Momento critico si avrà nelle fasi di revisione di portafoglio e prodotti. Se questa sarà dinamica e frequente, i rischi saranno limitati a pochi prodotti, se invece la revisione risulterà molto spesso conferma di quella precedente, allora si andranno a creare prodotti “emarginati” che, nel tempo, spariranno.
La catena del processo di intermediazione sembra quindi aver coinvolto in pieno SGR e SIM, mentre consulenti e la clientela, appaiono ancora non pienamente consci dell’impatto. Per costoro credo che un momento chiave sarà la comunicazione dei primi rendiconti, soprattutto se i mercati dovessero confermare tendenze riflessive dei propri prezzi, incidendo sulla quantificazione del valore del patrimonio ed evidenziando (in negativo) l’impatto dei costi esposti secondo i principi di trasparenza contenuti nella normativa. Sarà un momento importante per individuare i consulenti pienamente in grado di fornire un valore aggiunto nelle loro prestazioni, a fronte di coloro che si posizioneranno in attesa di indicazioni di comportamento più omogenee.

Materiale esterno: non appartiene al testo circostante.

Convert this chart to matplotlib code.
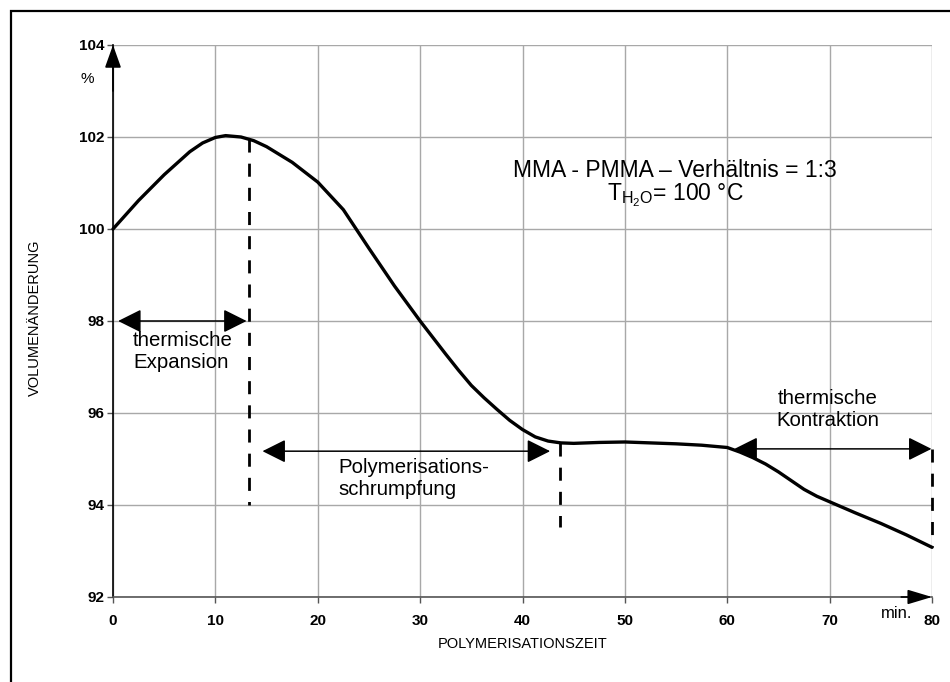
import matplotlib.pyplot as plt
from matplotlib.patches import Rectangle

plt.rcParams['font.family'] = ['Liberation Sans', 'DejaVu Sans']
plt.rcParams['mathtext.default'] = 'regular'

# Volume change curve
zeit = [0, 2.5, 5, 7.5, 8.75, 10, 11, 12.5, 13.75, 15, 17.5, 20, 22.5, 25,
        27.5, 30, 32.5, 33.75, 35, 36.25, 37.5, 38.75, 40, 41.25, 42.5, 43.75,
        45, 47.5, 50, 52.5, 55, 57.5, 60, 61.25, 62.5, 63.75, 65, 66.25, 67.5,
        68.75, 70, 72.5, 75, 77.5, 80]
volumen = [100.0, 100.62, 101.18, 101.68, 101.87, 101.99, 102.03, 102.0,
           101.92, 101.79, 101.45, 101.02, 100.42, 99.58, 98.76, 98.0, 97.28,
           96.93, 96.6, 96.33, 96.08, 95.84, 95.64, 95.48, 95.39, 95.35, 95.34,
           95.36, 95.37, 95.35, 95.33, 95.3, 95.25, 95.15, 95.03, 94.89, 94.72,
           94.53, 94.34, 94.19, 94.07, 93.83, 93.6, 93.35, 93.08]

x_ticks = [0, 10, 20, 30, 40, 50, 60, 70, 80]
y_ticks = [92, 94, 96, 98, 100, 102, 104]

# double arrows: (x_start, x_end, y)
pfeile = [(0.5, 13.05, 98.0), (14.6, 42.7, 95.17), (60.7, 79.95, 95.22)]
# dashed markers: (x, y_top, y_bottom)
markierungen = [(13.3, 101.95, 94.0), (43.7, 95.35, 93.52), (80, 95.22, 93.08)]

fig = plt.figure(figsize=(9.5, 6.82), dpi=100)
ax = fig.add_axes([113 / 950, 1 - 597 / 682, 819 / 950, 552 / 682])

ax.set_xlim(0, 80)
ax.set_ylim(92, 104)
ax.set_xticks(x_ticks)
ax.set_yticks(y_ticks)
ax.set_xticklabels([str(t) for t in x_ticks], fontweight='bold', fontsize=11)
ax.set_yticklabels([str(t) for t in y_ticks], fontweight='bold', fontsize=11)
ax.tick_params(direction='out', length=4, width=1, color='#555555', pad=8)
ax.tick_params(axis='y', pad=2)
ax.grid(True, color='#a8a8a8', linewidth=1)
ax.set_axisbelow(True)

for s in ['top', 'right']:
    ax.spines[s].set_visible(False)
ax.spines['left'].set_color('black')
ax.spines['left'].set_linewidth(1.2)
ax.spines['bottom'].set_color('#555555')
ax.spines['bottom'].set_linewidth(1.2)

# axis arrows
ax.annotate('', xy=(0, 104), xytext=(0, 103), annotation_clip=False,
            arrowprops=dict(arrowstyle='-|>,head_length=1.4,head_width=0.5',
                            color='black', lw=1.2, shrinkA=0, shrinkB=0))
ax.annotate('', xy=(80, 92), xytext=(77, 92), annotation_clip=False,
            arrowprops=dict(arrowstyle='-|>,head_length=1.5,head_width=0.45',
                            color='black', lw=1.2, shrinkA=0, shrinkB=0))

ax.plot(zeit, volumen, color='black', linewidth=2.4, solid_joinstyle='round',
        solid_capstyle='round', clip_on=False, zorder=5)

for x, y0, y1 in markierungen:
    ax.plot([x, x], [y0, y1], color='black', linewidth=2,
            linestyle=(0, (4.7, 4)), clip_on=False, zorder=4)

for x0, x1, y in pfeile:
    ax.annotate('', xy=(x1, y), xytext=(x0, y), annotation_clip=False,
                arrowprops=dict(arrowstyle='<|-|>,head_length=1.44,head_width=0.72',
                                color='black', lw=1.1, shrinkA=0, shrinkB=0))

ax.text(1.95, 97.78, 'thermische\nExpansion', fontsize=14.7, va='top', ha='left')
ax.text(22.0, 95.03, 'Polymerisations-\nschrumpfung', fontsize=14.7,
        va='top', ha='left')
ax.text(69.8, 96.07, 'thermische\nKontraktion', fontsize=14.7,
        va='center', ha='center')
ax.text(54.9, 101.28, 'MMA - PMMA \u2013 Verh\u00e4ltnis = 1:3', fontsize=16.5,
        va='center', ha='center')
ax.text(54.9, 100.74, 'T$_{H_2O}$= 100 \u00b0C', fontsize=16.5,
        va='center', ha='center')

fig.text(87 / 950, 1 - 79 / 682, '%', fontsize=11, ha='center', va='center')
fig.text(897 / 950, 1 - 613 / 682, 'min.', fontsize=12, ha='center', va='center')
fig.text(35 / 950, 1 - 318 / 682, 'VOLUMEN\u00c4NDERUNG', fontsize=10.5,
         rotation=90, ha='center', va='center')
fig.text(523 / 950, 1 - 644 / 682, 'POLYMERISATIONSZEIT', fontsize=10.5,
         ha='center', va='center')

# outer frame
fig.patches.append(Rectangle((11 / 950, -0.1), 1.2, 1 - 11 / 682 + 0.1,
                             transform=fig.transFigure, fill=False,
                             edgecolor='black', linewidth=1.6))

fig.savefig('out.png', dpi=100)
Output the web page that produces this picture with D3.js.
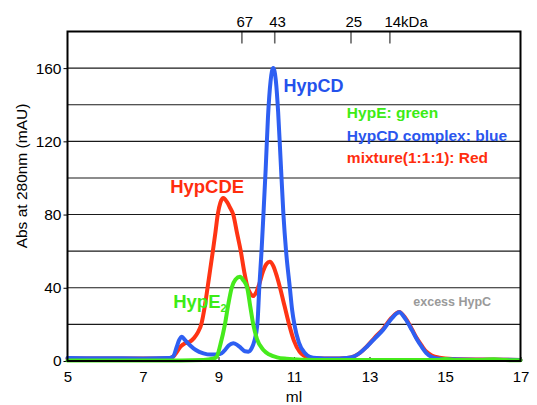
<!DOCTYPE html>
<html>
<head>
<meta charset="utf-8">
<script src="https://cdn.jsdelivr.net/npm/d3@7"></script>
<style>
body { margin: 0; background: #fff; }
text { font-family: "Liberation Sans", Arial, Helvetica, sans-serif; }
</style>
</head>
<body>
<svg id="chart" width="537" height="405"></svg>
<script>
// elution volume (ml) vs Abs 280nm (mAU)
var hypCD = [[5,1.6],[6,1.5],[7,1.4],[7.7,1.6],[7.8,2.5],[7.89,7.5],[7.96,11.5],[8.03,13.3],[8.11,11.5],[8.25,8.5],
    [8.4,6],[8.6,4.2],[8.8,3.5],[9.04,3.8],[9.15,5.5],[9.27,8.5],[9.39,9.7],[9.5,8.7],[9.6,7],[9.7,5.3],[9.79,5.1],
    [9.88,7],[9.95,11],[10.03,20],[10.08,40],[10.14,60],[10.19,80],[10.25,105],[10.31,133],[10.38,153],[10.45,160],
    [10.52,153],[10.58,136],[10.64,112],[10.72,80],[10.79,60],[10.89,40],[10.95,28],[11.01,20],[11.13,10],
    [11.28,4.5],[11.42,2.3],[11.6,1.6],[12.0,1.3],[12.4,1.6],[12.6,2.6],[12.75,4.5],[12.93,7.8],[13.15,12.5],
    [13.36,17],[13.58,23],[13.79,26.6],[13.95,23],[14.12,17],[14.25,12],[14.38,7.8],[14.5,4.5],[14.65,2.2],
    [14.85,1.2],[15.2,0.9],[16,0.7],[17,0.6]];

var mixture = [[5,1.4],[7,1.3],[7.7,1.5],[7.8,2.4],[7.9,5],[8.0,8],[8.1,9.5],[8.24,10.5],[8.35,12.5],[8.45,15.5],
    [8.55,20.5],[8.63,29],[8.71,40],[8.78,50],[8.85,60],[8.92,70.5],[8.98,80],[9.05,86.5],[9.13,89],[9.22,87],
    [9.3,84],[9.39,80],[9.49,70],[9.59,60],[9.68,49],[9.76,41],[9.84,37],[9.92,35.5],[10.0,37.5],[10.08,42],
    [10.18,49],[10.27,53],[10.36,54.2],[10.45,52],[10.55,46],[10.63,40],[10.75,30],[10.87,20],[11.0,11],[11.15,5],
    [11.37,2],[11.6,1.5],[12.0,1.3],[12.4,1.6],[12.6,2.6],[12.75,4.5],[12.93,8],[13.15,13],[13.36,17.5],[13.58,23.5],
    [13.79,26.8],[13.95,23.5],[14.12,17.5],[14.25,12.5],[14.38,8.5],[14.5,5.2],[14.65,3],[14.85,1.8],[15.2,1.1],
    [16,0.8],[17,0.6]];

var hypE = [[5,0.3],[8.0,0.3],[8.6,0.5],[8.85,1.2],[8.95,2.3],[9.05,9],[9.17,20],[9.26,31],[9.35,40],[9.45,44.5],
    [9.57,46],[9.66,44],[9.76,40],[9.84,30],[9.92,20],[10.02,12],[10.19,6],[10.35,3.5],[10.55,2],[10.8,1.2],[11.2,0.7],
    [12,0.5],[14.8,0.5],[15.0,1.1],[15.25,0.6],[16.0,0.6],[16.3,1.0],[16.6,0.5],[17,0.4]];

var xTicks = [5, 7, 9, 11, 13, 15, 17];
var yTicks = [0, 40, 80, 120, 160];
var gridValues = [20, 40, 60, 80, 100, 120, 140, 160];
var markerMl = [9.62, 10.49, 12.51, 13.54];
var markerKDa = ["67", "43", "25", "14kDa"];

var legendItems = [
    {text: "HypE: green", color: "#3cec16"},
    {text: "HypCD complex: blue", color: "#2a56ee"},
    {text: "mixture(1:1:1): Red", color: "#ff2d0e"}
];

var colors = {red: "#ff3414", blue: "#2e5ff2", green: "#46ea1c"};

var svg = d3.select("#chart");

var x = d3.scaleLinear().domain([5, 17]).range([67.5, 520.5]);
var y = d3.scaleLinear().domain([0, 180]).range([361, 31.5]);

// horizontal grid
svg.append("g").selectAll("line").data(gridValues).enter()
    .append("line")
    .attr("x1", x(5)).attr("x2", x(17))
    .attr("y1", function(d) { return y(d); })
    .attr("y2", function(d) { return y(d); })
    .attr("stroke", "#1a1a1a")
    .attr("stroke-width", 1.1);

// axes
var xAxis = svg.append("g")
    .attr("transform", "translate(0," + y(0) + ")")
    .call(d3.axisBottom(x).tickValues(xTicks).tickSize(-4).tickPadding(10));
xAxis.select(".domain").remove();
xAxis.attr("font-size", 15).attr("font-family", "Liberation Sans, Arial, sans-serif");
xAxis.selectAll("text").attr("fill", "#000");

var yAxis = svg.append("g")
    .attr("transform", "translate(" + x(5) + ",0)")
    .call(d3.axisLeft(y).tickValues(yTicks).tickSize(4).tickPadding(2));
yAxis.select(".domain").remove();
yAxis.attr("font-size", 15.5).attr("font-family", "Liberation Sans, Arial, sans-serif");
yAxis.selectAll("text").attr("fill", "#000");

// molecular weight markers along the top
var markers = svg.append("g");
markers.selectAll("line").data(markerMl).enter()
    .append("line")
    .attr("x1", function(d) { return x(d); })
    .attr("x2", function(d) { return x(d); })
    .attr("y1", y(180)).attr("y2", y(180) + 12)
    .attr("stroke", "#666").attr("stroke-width", 1.6);
markers.selectAll("text").data(markerMl).enter()
    .append("text")
    .attr("x", function(d) { return x(d) - 5.5; })
    .attr("y", 27)
    .attr("font-size", 15)
    .text(function(d, i) { return markerKDa[i]; });

// traces
var line = d3.line()
    .x(function(d) { return x(d[0]); })
    .y(function(d) { return y(d[1]); })
    .curve(d3.curveMonotoneX);

[[mixture, colors.red], [hypCD, colors.blue], [hypE, colors.green]].forEach(function(s) {
    svg.append("path")
        .datum(s[0])
        .attr("d", line)
        .attr("fill", "none")
        .attr("stroke", s[1])
        .attr("stroke-width", 4)
        .attr("stroke-linejoin", "round")
        .attr("stroke-linecap", "round");
});

// frame
svg.append("rect")
    .attr("x", x(5)).attr("y", y(180))
    .attr("width", x(17) - x(5)).attr("height", y(0) - y(180))
    .attr("fill", "none").attr("stroke", "#000").attr("stroke-width", 2);

// peak labels
svg.append("text").attr("x", x(10.72)).attr("y", y(147))
    .attr("font-size", 18).attr("font-weight", "bold").attr("fill", "#2452ec").text("HypCD");
svg.append("text").attr("x", x(7.72)).attr("y", y(91.6))
    .attr("font-size", 18.5).attr("font-weight", "bold").attr("fill", "#ff2d0e").text("HypCDE");
var he = svg.append("text").attr("x", x(7.8)).attr("y", y(28.7))
    .attr("font-size", 18.5).attr("font-weight", "bold").attr("fill", "#3cec16");
he.append("tspan").text("HypE");
he.append("tspan").attr("font-size", 11).attr("dy", 4).text("2");
svg.append("text").attr("x", x(14.16)).attr("y", y(30.3))
    .attr("font-size", 12.5).attr("font-weight", "bold").attr("fill", "#9a9a9a").text("excess HypC");

// legend
svg.append("g").selectAll("text").data(legendItems).enter()
    .append("text")
    .attr("x", x(12.4))
    .attr("y", function(d, i) { return 118 + i * 22.5; })
    .attr("font-size", 15.5)
    .attr("font-weight", "bold")
    .attr("fill", function(d) { return d.color; })
    .text(function(d) { return d.text; });

// axis titles
svg.append("text")
    .attr("transform", "translate(27,176) rotate(-90)")
    .attr("text-anchor", "middle")
    .attr("font-size", 15.5)
    .text("Abs at 280nm (mAU)");
svg.append("text")
    .attr("x", x(11)).attr("y", 402)
    .attr("text-anchor", "middle")
    .attr("font-size", 15.5)
    .text("ml");
</script>
</body>
</html>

Azzardo l’ipotesi che - a medio termine - qualche operatore possa scegliere di ridurre la propria squadra, anche attraverso la selezione guidata dalle preferenze della clientela.
Pongo infine, alcuni spunti per un confronto:
1) è effettivamente utile ed efficace avere nei silos migliaia di prodotti, nell’ottica della capacità di un buon consulente di muoversi con competenza in tale massa?
2) i principali distributors sono divisi fra approcci di portafoglio e di prodotto: quale è la determinante che spinge verso una o l’altra soluzione?
3) la scelta delle best in class appare quale reazione operativa alla product governance ed ai target market dei producers; ma come proseguirà?;
4) attendo i primi interventi della Consob in termini di product intervention e warning;
5) ipotizzo qualche modifica nei criteri di profilazione della clientela alla ricerca di idonei criteri di adeguatezza;
6) infine, but not last, auspico migliore chiarezza anche regolamentare in termini di disciplina degli inducements;
7) Tralascio but not least costi ed oneri, solo perché già trattati in tale rubrica.